▸ Extracted records:
+++
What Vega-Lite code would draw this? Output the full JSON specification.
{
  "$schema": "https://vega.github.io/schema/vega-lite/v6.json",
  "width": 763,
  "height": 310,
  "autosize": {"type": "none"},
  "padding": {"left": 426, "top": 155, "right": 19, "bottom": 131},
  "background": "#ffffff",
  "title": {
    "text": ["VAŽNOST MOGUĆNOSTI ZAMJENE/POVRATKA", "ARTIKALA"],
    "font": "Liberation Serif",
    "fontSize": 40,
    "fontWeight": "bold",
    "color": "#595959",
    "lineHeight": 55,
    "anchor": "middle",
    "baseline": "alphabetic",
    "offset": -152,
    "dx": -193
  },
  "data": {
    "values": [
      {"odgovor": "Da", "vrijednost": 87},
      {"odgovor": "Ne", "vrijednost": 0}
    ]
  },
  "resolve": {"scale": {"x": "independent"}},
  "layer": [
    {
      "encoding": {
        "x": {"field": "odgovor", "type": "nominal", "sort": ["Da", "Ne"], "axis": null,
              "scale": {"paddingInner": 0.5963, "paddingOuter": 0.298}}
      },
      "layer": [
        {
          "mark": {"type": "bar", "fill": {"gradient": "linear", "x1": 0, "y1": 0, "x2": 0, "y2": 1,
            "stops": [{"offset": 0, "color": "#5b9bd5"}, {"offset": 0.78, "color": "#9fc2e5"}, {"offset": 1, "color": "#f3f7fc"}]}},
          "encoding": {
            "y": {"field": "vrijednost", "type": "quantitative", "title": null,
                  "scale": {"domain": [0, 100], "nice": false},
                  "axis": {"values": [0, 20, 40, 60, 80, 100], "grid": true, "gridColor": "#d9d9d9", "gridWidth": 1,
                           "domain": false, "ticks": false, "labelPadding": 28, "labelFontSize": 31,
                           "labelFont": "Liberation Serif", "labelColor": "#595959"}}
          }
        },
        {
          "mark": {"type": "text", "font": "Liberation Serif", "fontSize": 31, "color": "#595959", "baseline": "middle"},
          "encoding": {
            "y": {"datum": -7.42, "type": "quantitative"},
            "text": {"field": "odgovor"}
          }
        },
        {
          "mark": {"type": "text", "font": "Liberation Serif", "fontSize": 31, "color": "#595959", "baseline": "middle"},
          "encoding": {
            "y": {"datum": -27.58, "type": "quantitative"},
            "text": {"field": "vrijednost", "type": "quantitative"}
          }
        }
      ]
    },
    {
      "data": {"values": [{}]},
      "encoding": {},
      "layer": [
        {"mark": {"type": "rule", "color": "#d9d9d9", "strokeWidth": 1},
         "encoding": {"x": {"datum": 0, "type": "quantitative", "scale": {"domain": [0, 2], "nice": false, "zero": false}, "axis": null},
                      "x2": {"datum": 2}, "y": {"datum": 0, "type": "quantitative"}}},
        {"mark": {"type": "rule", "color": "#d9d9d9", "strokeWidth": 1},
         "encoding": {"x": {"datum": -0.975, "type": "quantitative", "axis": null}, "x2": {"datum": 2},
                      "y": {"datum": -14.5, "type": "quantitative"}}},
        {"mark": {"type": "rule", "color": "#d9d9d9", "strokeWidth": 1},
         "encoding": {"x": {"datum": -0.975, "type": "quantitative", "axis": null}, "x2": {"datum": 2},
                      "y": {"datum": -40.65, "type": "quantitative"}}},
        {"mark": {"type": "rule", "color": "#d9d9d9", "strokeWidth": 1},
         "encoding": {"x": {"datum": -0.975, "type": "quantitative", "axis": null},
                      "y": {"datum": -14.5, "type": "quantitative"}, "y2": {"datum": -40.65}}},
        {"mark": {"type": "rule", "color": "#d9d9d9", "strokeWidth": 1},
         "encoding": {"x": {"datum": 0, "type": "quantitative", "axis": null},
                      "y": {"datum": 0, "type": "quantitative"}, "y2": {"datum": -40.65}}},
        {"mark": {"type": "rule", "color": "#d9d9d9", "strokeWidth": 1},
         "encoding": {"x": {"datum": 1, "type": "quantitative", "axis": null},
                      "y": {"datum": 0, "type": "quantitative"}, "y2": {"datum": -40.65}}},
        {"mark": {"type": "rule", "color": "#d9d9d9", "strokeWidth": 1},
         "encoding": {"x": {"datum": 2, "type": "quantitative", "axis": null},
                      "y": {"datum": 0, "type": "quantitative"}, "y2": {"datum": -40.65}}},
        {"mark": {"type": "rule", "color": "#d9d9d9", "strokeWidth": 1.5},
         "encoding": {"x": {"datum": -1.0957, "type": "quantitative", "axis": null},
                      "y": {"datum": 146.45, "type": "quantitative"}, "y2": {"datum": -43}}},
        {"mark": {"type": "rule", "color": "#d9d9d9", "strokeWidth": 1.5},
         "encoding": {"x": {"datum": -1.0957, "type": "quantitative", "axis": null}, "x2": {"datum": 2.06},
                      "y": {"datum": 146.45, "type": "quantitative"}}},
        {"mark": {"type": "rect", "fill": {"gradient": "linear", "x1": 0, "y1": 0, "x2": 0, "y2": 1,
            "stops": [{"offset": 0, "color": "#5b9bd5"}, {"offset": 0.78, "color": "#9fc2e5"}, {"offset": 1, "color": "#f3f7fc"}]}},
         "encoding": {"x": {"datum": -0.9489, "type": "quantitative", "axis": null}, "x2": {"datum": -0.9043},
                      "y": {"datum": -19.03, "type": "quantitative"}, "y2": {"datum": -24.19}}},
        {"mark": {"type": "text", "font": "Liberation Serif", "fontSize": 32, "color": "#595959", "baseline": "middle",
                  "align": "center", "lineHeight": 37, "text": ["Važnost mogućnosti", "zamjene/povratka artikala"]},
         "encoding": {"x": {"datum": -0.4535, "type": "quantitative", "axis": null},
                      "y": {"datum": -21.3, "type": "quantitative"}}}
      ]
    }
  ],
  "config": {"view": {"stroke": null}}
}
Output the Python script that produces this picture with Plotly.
+++
▸ Written problem:
Output the listing above word for word.

▸ Task output:
What Vega-Lite code would draw this? Output the full JSON specification.
{
  "$schema": "https://vega.github.io/schema/vega-lite/v6.json",
  "width": 763,
  "height": 310,
  "autosize": {"type": "none"},
  "padding": {"left": 426, "top": 155, "right": 19, "bottom": 131},
  "background": "#ffffff",
  "title": {
    "text": ["VAŽNOST MOGUĆNOSTI ZAMJENE/POVRATKA", "ARTIKALA"],
    "font": "Liberation Serif",
    "fontSize": 40,
    "fontWeight": "bold",
    "color": "#595959",
    "lineHeight": 55,
    "anchor": "middle",
    "baseline": "alphabetic",
    "offset": -152,
    "dx": -193
  },
  "data": {
    "values": [
      {"odgovor": "Da", "vrijednost": 87},
      {"odgovor": "Ne", "vrijednost": 0}
    ]
  },
  "resolve": {"scale": {"x": "independent"}},
  "layer": [
    {
      "encoding": {
        "x": {"field": "odgovor", "type": "nominal", "sort": ["Da", "Ne"], "axis": null,
              "scale": {"paddingInner": 0.5963, "paddingOuter": 0.298}}
      },
      "layer": [
        {
          "mark": {"type": "bar", "fill": {"gradient": "linear", "x1": 0, "y1": 0, "x2": 0, "y2": 1,
            "stops": [{"offset": 0, "color": "#5b9bd5"}, {"offset": 0.78, "color": "#9fc2e5"}, {"offset": 1, "color": "#f3f7fc"}]}},
          "encoding": {
            "y": {"field": "vrijednost", "type": "quantitative", "title": null,
                  "scale": {"domain": [0, 100], "nice": false},
                  "axis": {"values": [0, 20, 40, 60, 80, 100], "grid": true, "gridColor": "#d9d9d9", "gridWidth": 1,
                           "domain": false, "ticks": false, "labelPadding": 28, "labelFontSize": 31,
                           "labelFont": "Liberation Serif", "labelColor": "#595959"}}
          }
        },
        {
          "mark": {"type": "text", "font": "Liberation Serif", "fontSize": 31, "color": "#595959", "baseline": "middle"},
          "encoding": {
            "y": {"datum": -7.42, "type": "quantitative"},
            "text": {"field": "odgovor"}
          }
        },
        {
          "mark": {"type": "text", "font": "Liberation Serif", "fontSize": 31, "color": "#595959", "baseline": "middle"},
          "encoding": {
            "y": {"datum": -27.58, "type": "quantitative"},
            "text": {"field": "vrijednost", "type": "quantitative"}
          }
        }
      ]
    },
    {
      "data": {"values": [{}]},
      "encoding": {},
      "layer": [
        {"mark": {"type": "rule", "color": "#d9d9d9", "strokeWidth": 1},
         "encoding": {"x": {"datum": 0, "type": "quantitative", "scale": {"domain": [0, 2], "nice": false, "zero": false}, "axis": null},
                      "x2": {"datum": 2}, "y": {"datum": 0, "type": "quantitative"}}},
        {"mark": {"type": "rule", "color": "#d9d9d9", "strokeWidth": 1},
         "encoding": {"x": {"datum": -0.975, "type": "quantitative", "axis": null}, "x2": {"datum": 2},
                      "y": {"datum": -14.5, "type": "quantitative"}}},
        {"mark": {"type": "rule", "color": "#d9d9d9", "strokeWidth": 1},
         "encoding": {"x": {"datum": -0.975, "type": "quantitative", "axis": null}, "x2": {"datum": 2},
                      "y": {"datum": -40.65, "type": "quantitative"}}},
        {"mark": {"type": "rule", "color": "#d9d9d9", "strokeWidth": 1},
         "encoding": {"x": {"datum": -0.975, "type": "quantitative", "axis": null},
                      "y": {"datum": -14.5, "type": "quantitative"}, "y2": {"datum": -40.65}}},
        {"mark": {"type": "rule", "color": "#d9d9d9", "strokeWidth": 1},
         "encoding": {"x": {"datum": 0, "type": "quantitative", "axis": null},
                      "y": {"datum": 0, "type": "quantitative"}, "y2": {"datum": -40.65}}},
        {"mark": {"type": "rule", "color": "#d9d9d9", "strokeWidth": 1},
         "encoding": {"x": {"datum": 1, "type": "quantitative", "axis": null},
                      "y": {"datum": 0, "type": "quantitative"}, "y2": {"datum": -40.65}}},
        {"mark": {"type": "rule", "color": "#d9d9d9", "strokeWidth": 1},
         "encoding": {"x": {"datum": 2, "type": "quantitative", "axis": null},
                      "y": {"datum": 0, "type": "quantitative"}, "y2": {"datum": -40.65}}},
        {"mark": {"type": "rule", "color": "#d9d9d9", "strokeWidth": 1.5},
         "encoding": {"x": {"datum": -1.0957, "type": "quantitative", "axis": null},
                      "y": {"datum": 146.45, "type": "quantitative"}, "y2": {"datum": -43}}},
        {"mark": {"type": "rule", "color": "#d9d9d9", "strokeWidth": 1.5},
         "encoding": {"x": {"datum": -1.0957, "type": "quantitative", "axis": null}, "x2": {"datum": 2.06},
                      "y": {"datum": 146.45, "type": "quantitative"}}},
        {"mark": {"type": "rect", "fill": {"gradient": "linear", "x1": 0, "y1": 0, "x2": 0, "y2": 1,
            "stops": [{"offset": 0, "color": "#5b9bd5"}, {"offset": 0.78, "color": "#9fc2e5"}, {"offset": 1, "color": "#f3f7fc"}]}},
         "encoding": {"x": {"datum": -0.9489, "type": "quantitative", "axis": null}, "x2": {"datum": -0.9043},
                      "y": {"datum": -19.03, "type": "quantitative"}, "y2": {"datum": -24.19}}},
        {"mark": {"type": "text", "font": "Liberation Serif", "fontSize": 32, "color": "#595959", "baseline": "middle",
                  "align": "center", "lineHeight": 37, "text": ["Važnost mogućnosti", "zamjene/povratka artikala"]},
         "encoding": {"x": {"datum": -0.4535, "type": "quantitative", "axis": null},
                      "y": {"datum": -21.3, "type": "quantitative"}}}
      ]
    }
  ],
  "config": {"view": {"stroke": null}}
}
Output the Python script that produces this picture with Plotly.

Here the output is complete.